The Turks' new investment interests in SA will be tabled today, 4 October 2011, when Prime Minister Recep Tayyip Erdogan starts his two-day visit with an entourage of top government officials and businessmen.
Erdogan will be meeting Deputy President Kgalema Motlanthe later in the day to negotiate a range of bilateral opportunities while the businessmen set out to woo their potential targets.
Investment bankers at Standard Unlu, Standard Bank 's 67%-owned Turkish asset, have confirmed that at least three Turkish companies are "looking seriously" at snapping up companies in SA.
With most of Europe and other trading partners in a debt crunch, there is a new push by the Turks to bed down investments in SA and other Southern African countries.

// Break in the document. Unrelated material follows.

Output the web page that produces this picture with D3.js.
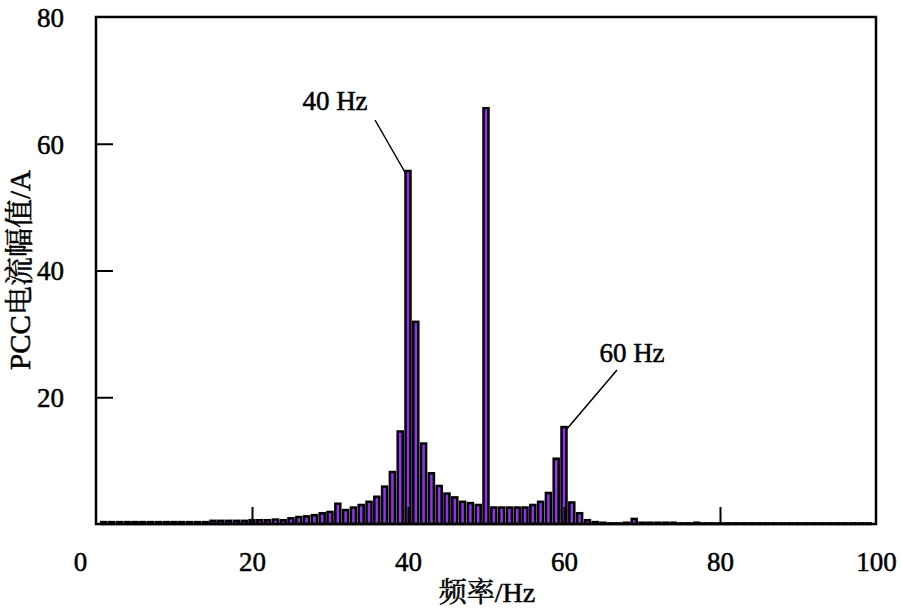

"It's still at the exploratory phase, so I can't name the companies or the targeted South African entities," Guray Zora, MD of corporate finance at Standard Unlu, said. "They are actively looking for opportunities in construction materials, like cement, to infrastructure construction and management of roads, airports, power stations and ports."
There is also huge interest in the services sector, particularly in food production and distribution companies, which have access to Africa's growing consumer markets.
The impending deal-flow comes hot on the heels of Turkish giant Arçelik's $327m (about R2,3bn) takeover of SA's leading appliance maker, Defy. The July transaction by Europe's third-largest home appliances maker is pending approval from the competition authorities.
The Arçelik deal was the first big foreign direct investment by a Turkish company in SA since the advent of democracy in 1994.